Michael Tanner

The grotesque unevenness of Mozart’s Requiem

Plus: a tremendous concert performance of Ariodante at the Royal Opera House

Elizabeth Llewellyn, Sarah Connolly, Ed Lyon and Gerald Finley as the superb soloists in Mozart's Requiem, conducted by Mark Wigglesworth. Image © Clive Barda 
issue 28 November 2020

It is amazing what fine performances you can get beamed to your computer these days. Slightly less amazing is the packaging these events come in, when they do. ENO relayed free a concert of Mozart’s Requiem, but it was preceded by a snatch of Strictly, with a row of muscular young guys ripping off their shirts, before we entered the Coliseum for a heavily pregnant Danielle de Niese hyping the event we were about to see and hear.

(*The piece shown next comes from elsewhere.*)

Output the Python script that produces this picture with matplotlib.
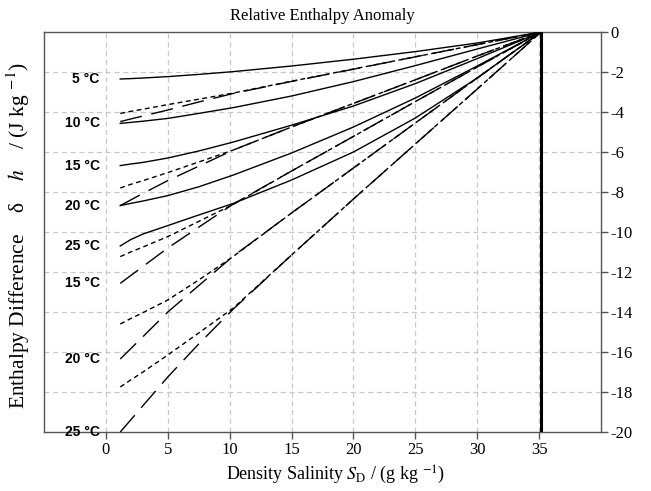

She is delightful, but I wish she hadn’t been compelled to tell us that, despite his hard life, Mozart was sending us a message of hope that everyone, however ignorant of classical music, can be moved by. It’s just not true. Great music, which some of the Requiem is, demands total concentration and preferably some knowledge of the idiom, but not of the agonising circumstances in which it was composed.

However, once the performance, on a bare stage, began, it was clear that it would be a fine one.